▶ **Raw data**
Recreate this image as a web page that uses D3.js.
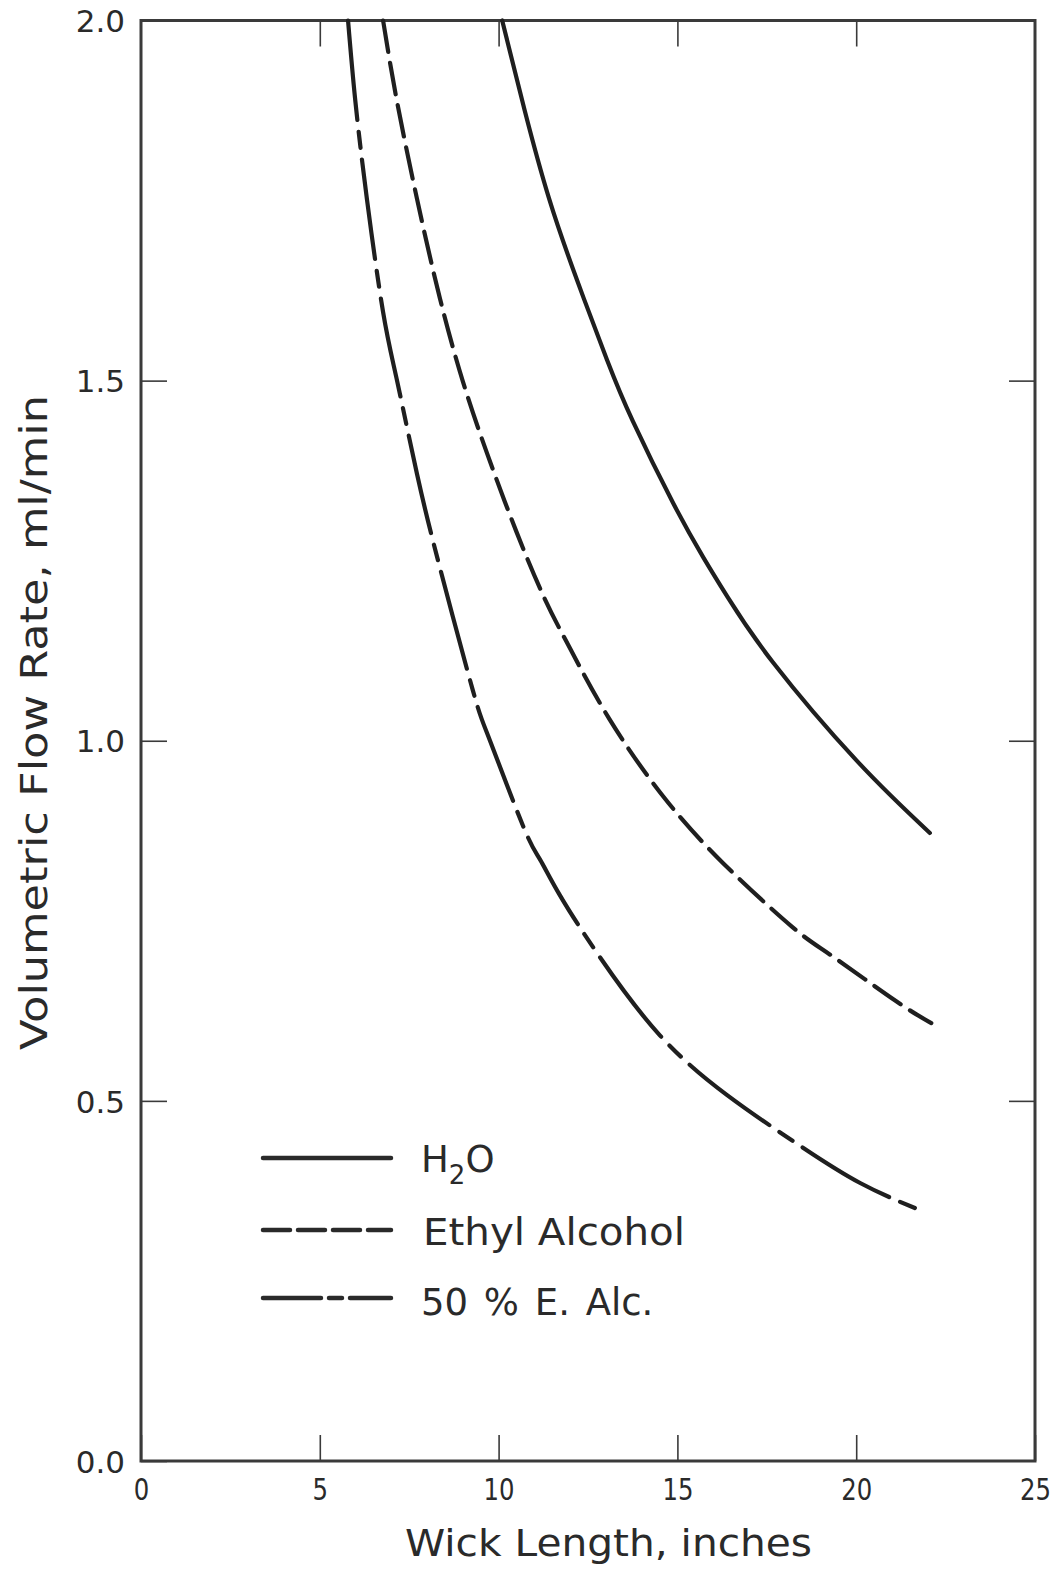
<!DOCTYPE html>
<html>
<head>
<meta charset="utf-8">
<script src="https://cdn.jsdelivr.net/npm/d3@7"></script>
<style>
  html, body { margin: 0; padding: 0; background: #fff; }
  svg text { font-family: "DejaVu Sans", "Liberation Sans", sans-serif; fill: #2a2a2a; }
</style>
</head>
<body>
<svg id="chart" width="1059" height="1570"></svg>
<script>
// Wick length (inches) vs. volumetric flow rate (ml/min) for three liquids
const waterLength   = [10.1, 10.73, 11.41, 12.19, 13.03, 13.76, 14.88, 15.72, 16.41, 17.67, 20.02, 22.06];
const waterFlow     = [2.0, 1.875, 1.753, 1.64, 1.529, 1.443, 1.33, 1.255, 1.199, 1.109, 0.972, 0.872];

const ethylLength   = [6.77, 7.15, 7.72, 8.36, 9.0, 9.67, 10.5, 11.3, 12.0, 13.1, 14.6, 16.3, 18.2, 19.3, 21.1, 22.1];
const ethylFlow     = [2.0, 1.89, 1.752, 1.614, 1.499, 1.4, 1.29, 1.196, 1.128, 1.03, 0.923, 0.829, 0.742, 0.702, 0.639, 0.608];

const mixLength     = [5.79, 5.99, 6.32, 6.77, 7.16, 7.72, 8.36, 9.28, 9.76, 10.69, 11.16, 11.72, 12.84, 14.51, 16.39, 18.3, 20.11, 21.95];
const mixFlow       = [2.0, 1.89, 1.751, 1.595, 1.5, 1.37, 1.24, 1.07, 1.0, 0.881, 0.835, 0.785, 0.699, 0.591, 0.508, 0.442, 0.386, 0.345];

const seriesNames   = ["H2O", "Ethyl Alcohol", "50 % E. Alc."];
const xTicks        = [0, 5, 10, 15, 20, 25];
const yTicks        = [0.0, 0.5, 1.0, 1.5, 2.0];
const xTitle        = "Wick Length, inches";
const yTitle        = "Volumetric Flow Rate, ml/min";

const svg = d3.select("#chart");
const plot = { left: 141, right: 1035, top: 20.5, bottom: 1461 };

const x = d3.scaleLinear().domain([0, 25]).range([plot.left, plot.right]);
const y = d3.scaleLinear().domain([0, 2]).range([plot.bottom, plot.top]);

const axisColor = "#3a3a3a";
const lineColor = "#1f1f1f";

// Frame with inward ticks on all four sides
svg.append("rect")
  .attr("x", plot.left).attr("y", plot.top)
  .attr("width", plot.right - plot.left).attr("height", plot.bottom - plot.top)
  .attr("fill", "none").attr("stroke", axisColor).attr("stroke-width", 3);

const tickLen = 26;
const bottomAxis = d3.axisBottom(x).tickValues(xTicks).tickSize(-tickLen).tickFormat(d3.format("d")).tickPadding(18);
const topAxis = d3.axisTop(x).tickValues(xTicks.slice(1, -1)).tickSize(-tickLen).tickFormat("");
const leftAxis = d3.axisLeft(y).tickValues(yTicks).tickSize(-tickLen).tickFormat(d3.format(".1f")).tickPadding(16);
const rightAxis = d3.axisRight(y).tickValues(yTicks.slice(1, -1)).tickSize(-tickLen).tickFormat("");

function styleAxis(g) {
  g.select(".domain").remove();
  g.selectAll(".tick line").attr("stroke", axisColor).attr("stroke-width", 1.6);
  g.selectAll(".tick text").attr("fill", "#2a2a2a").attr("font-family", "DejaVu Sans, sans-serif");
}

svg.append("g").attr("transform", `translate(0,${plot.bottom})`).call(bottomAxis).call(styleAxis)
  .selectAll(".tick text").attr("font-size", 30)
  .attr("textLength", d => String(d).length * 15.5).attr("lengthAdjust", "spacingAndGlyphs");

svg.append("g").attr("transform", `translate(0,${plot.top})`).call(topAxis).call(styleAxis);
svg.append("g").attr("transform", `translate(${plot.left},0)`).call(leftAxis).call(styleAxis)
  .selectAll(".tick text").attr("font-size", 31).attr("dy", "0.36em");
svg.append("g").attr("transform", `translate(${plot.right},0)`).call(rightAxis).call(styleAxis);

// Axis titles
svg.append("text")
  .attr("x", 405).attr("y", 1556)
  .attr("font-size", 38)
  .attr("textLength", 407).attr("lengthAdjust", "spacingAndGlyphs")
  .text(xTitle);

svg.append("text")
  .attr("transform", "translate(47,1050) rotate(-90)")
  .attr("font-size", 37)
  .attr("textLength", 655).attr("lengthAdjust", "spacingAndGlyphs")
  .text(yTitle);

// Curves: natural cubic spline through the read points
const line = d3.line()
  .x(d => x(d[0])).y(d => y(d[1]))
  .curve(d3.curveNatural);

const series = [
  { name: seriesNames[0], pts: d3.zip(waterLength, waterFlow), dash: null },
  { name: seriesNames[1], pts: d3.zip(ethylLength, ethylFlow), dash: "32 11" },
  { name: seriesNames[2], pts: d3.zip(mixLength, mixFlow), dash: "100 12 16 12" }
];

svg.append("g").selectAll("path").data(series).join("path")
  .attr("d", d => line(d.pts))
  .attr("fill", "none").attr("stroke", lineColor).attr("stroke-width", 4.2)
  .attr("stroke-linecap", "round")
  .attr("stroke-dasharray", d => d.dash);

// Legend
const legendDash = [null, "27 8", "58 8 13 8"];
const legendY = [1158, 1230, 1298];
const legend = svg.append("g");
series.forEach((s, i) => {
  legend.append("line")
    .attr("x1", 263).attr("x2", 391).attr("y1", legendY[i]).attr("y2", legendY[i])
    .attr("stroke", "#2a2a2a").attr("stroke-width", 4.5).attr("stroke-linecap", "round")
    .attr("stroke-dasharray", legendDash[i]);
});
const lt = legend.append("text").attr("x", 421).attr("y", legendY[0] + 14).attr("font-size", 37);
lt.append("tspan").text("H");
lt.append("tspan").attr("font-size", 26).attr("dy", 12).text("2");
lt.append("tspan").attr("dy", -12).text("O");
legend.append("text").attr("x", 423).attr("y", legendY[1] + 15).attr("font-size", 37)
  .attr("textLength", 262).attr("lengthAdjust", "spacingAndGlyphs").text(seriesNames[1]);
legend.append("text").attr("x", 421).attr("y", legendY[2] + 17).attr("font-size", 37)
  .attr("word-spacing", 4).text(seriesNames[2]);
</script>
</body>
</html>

▶ **Exercise details**
Reproduce the listing word for word and omit its pictures.

▶ **Task solution**
Recreate this image as a web page that uses D3.js.
<!DOCTYPE html>
<html>
<head>
<meta charset="utf-8">
<script src="https://cdn.jsdelivr.net/npm/d3@7"></script>
<style>
  html, body { margin: 0; padding: 0; background: #fff; }
  svg text { font-family: "DejaVu Sans", "Liberation Sans", sans-serif; fill: #2a2a2a; }
</style>
</head>
<body>
<svg id="chart" width="1059" height="1570"></svg>
<script>
// Wick length (inches) vs. volumetric flow rate (ml/min) for three liquids
const waterLength   = [10.1, 10.73, 11.41, 12.19, 13.03, 13.76, 14.88, 15.72, 16.41, 17.67, 20.02, 22.06];
const waterFlow     = [2.0, 1.875, 1.753, 1.64, 1.529, 1.443, 1.33, 1.255, 1.199, 1.109, 0.972, 0.872];

const ethylLength   = [6.77, 7.15, 7.72, 8.36, 9.0, 9.67, 10.5, 11.3, 12.0, 13.1, 14.6, 16.3, 18.2, 19.3, 21.1, 22.1];
const ethylFlow     = [2.0, 1.89, 1.752, 1.614, 1.499, 1.4, 1.29, 1.196, 1.128, 1.03, 0.923, 0.829, 0.742, 0.702, 0.639, 0.608];

const mixLength     = [5.79, 5.99, 6.32, 6.77, 7.16, 7.72, 8.36, 9.28, 9.76, 10.69, 11.16, 11.72, 12.84, 14.51, 16.39, 18.3, 20.11, 21.95];
const mixFlow       = [2.0, 1.89, 1.751, 1.595, 1.5, 1.37, 1.24, 1.07, 1.0, 0.881, 0.835, 0.785, 0.699, 0.591, 0.508, 0.442, 0.386, 0.345];

const seriesNames   = ["H2O", "Ethyl Alcohol", "50 % E. Alc."];
const xTicks        = [0, 5, 10, 15, 20, 25];
const yTicks        = [0.0, 0.5, 1.0, 1.5, 2.0];
const xTitle        = "Wick Length, inches";
const yTitle        = "Volumetric Flow Rate, ml/min";

const svg = d3.select("#chart");
const plot = { left: 141, right: 1035, top: 20.5, bottom: 1461 };

const x = d3.scaleLinear().domain([0, 25]).range([plot.left, plot.right]);
const y = d3.scaleLinear().domain([0, 2]).range([plot.bottom, plot.top]);

const axisColor = "#3a3a3a";
const lineColor = "#1f1f1f";

// Frame with inward ticks on all four sides
svg.append("rect")
  .attr("x", plot.left).attr("y", plot.top)
  .attr("width", plot.right - plot.left).attr("height", plot.bottom - plot.top)
  .attr("fill", "none").attr("stroke", axisColor).attr("stroke-width", 3);

const tickLen = 26;
const bottomAxis = d3.axisBottom(x).tickValues(xTicks).tickSize(-tickLen).tickFormat(d3.format("d")).tickPadding(18);
const topAxis = d3.axisTop(x).tickValues(xTicks.slice(1, -1)).tickSize(-tickLen).tickFormat("");
const leftAxis = d3.axisLeft(y).tickValues(yTicks).tickSize(-tickLen).tickFormat(d3.format(".1f")).tickPadding(16);
const rightAxis = d3.axisRight(y).tickValues(yTicks.slice(1, -1)).tickSize(-tickLen).tickFormat("");

function styleAxis(g) {
  g.select(".domain").remove();
  g.selectAll(".tick line").attr("stroke", axisColor).attr("stroke-width", 1.6);
  g.selectAll(".tick text").attr("fill", "#2a2a2a").attr("font-family", "DejaVu Sans, sans-serif");
}

svg.append("g").attr("transform", `translate(0,${plot.bottom})`).call(bottomAxis).call(styleAxis)
  .selectAll(".tick text").attr("font-size", 30)
  .attr("textLength", d => String(d).length * 15.5).attr("lengthAdjust", "spacingAndGlyphs");

svg.append("g").attr("transform", `translate(0,${plot.top})`).call(topAxis).call(styleAxis);
svg.append("g").attr("transform", `translate(${plot.left},0)`).call(leftAxis).call(styleAxis)
  .selectAll(".tick text").attr("font-size", 31).attr("dy", "0.36em");
svg.append("g").attr("transform", `translate(${plot.right},0)`).call(rightAxis).call(styleAxis);

// Axis titles
svg.append("text")
  .attr("x", 405).attr("y", 1556)
  .attr("font-size", 38)
  .attr("textLength", 407).attr("lengthAdjust", "spacingAndGlyphs")
  .text(xTitle);

svg.append("text")
  .attr("transform", "translate(47,1050) rotate(-90)")
  .attr("font-size", 37)
  .attr("textLength", 655).attr("lengthAdjust", "spacingAndGlyphs")
  .text(yTitle);

// Curves: natural cubic spline through the read points
const line = d3.line()
  .x(d => x(d[0])).y(d => y(d[1]))
  .curve(d3.curveNatural);

const series = [
  { name: seriesNames[0], pts: d3.zip(waterLength, waterFlow), dash: null },
  { name: seriesNames[1], pts: d3.zip(ethylLength, ethylFlow), dash: "32 11" },
  { name: seriesNames[2], pts: d3.zip(mixLength, mixFlow), dash: "100 12 16 12" }
];

svg.append("g").selectAll("path").data(series).join("path")
  .attr("d", d => line(d.pts))
  .attr("fill", "none").attr("stroke", lineColor).attr("stroke-width", 4.2)
  .attr("stroke-linecap", "round")
  .attr("stroke-dasharray", d => d.dash);

// Legend
const legendDash = [null, "27 8", "58 8 13 8"];
const legendY = [1158, 1230, 1298];
const legend = svg.append("g");
series.forEach((s, i) => {
  legend.append("line")
    .attr("x1", 263).attr("x2", 391).attr("y1", legendY[i]).attr("y2", legendY[i])
    .attr("stroke", "#2a2a2a").attr("stroke-width", 4.5).attr("stroke-linecap", "round")
    .attr("stroke-dasharray", legendDash[i]);
});
const lt = legend.append("text").attr("x", 421).attr("y", legendY[0] + 14).attr("font-size", 37);
lt.append("tspan").text("H");
lt.append("tspan").attr("font-size", 26).attr("dy", 12).text("2");
lt.append("tspan").attr("dy", -12).text("O");
legend.append("text").attr("x", 423).attr("y", legendY[1] + 15).attr("font-size", 37)
  .attr("textLength", 262).attr("lengthAdjust", "spacingAndGlyphs").text(seriesNames[1]);
legend.append("text").attr("x", 421).attr("y", legendY[2] + 17).attr("font-size", 37)
  .attr("word-spacing", 4).text(seriesNames[2]);
</script>
</body>
</html>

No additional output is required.